日銀の黒田東彦総裁は5日、東京都内で講演し、今後の金融政策運営について「追加措置のコストはあるし、それによって不利益を受ける主体も出てくる」と認めながらも「日本経済全体にとって必要なのであれば、躊躇するべきではない」と述べた。2%の物価上昇率目標の早期実現のため、必要と判断した場合は追加緩和を辞さない構えを改めて示した。
日銀は今年2月、金融機関が日銀の当座預金に預けるお金の一部に事実上の手数料を課すマイナス金利政策を導入。銀行が本業の貸し出しで稼ぎにくくなったほか、保険会社が運用難に陥るなど、金融機関は反発している。
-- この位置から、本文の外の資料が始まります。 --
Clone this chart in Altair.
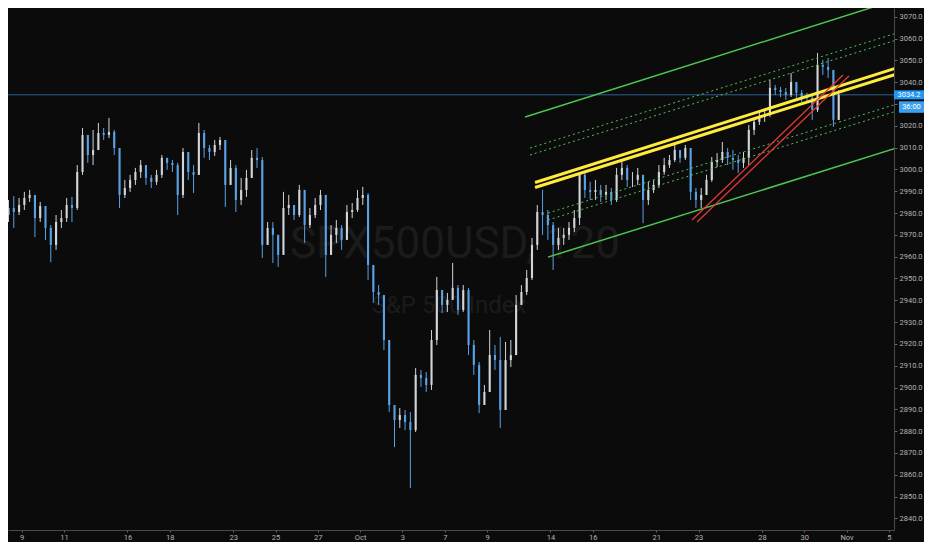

こうした中、黒田総裁はマイナス金利政策について「国債買い入れとの組み合わせによって、国債金利の一段の低下に大きな効果をもたらした。この枠組みはきわめて強力だ」と評価。その上で、「量・質・金利の各次元での拡大はまだ十分可能だ。それ以外のアイデアも議論の俎上から外すべきではない」と述べ、あらゆる緩和手段を検討していく考えを示した。
日銀は今月20、21日の金融政策決定会合で、大規模緩和導入以降の経済・物価動向や政策効果について「総括的な検証」を行う。黒田総裁は2%の物価目標の実現に向け、「最大限の努力を続ける」と述べており、検証での議論の行方に注目が集まる。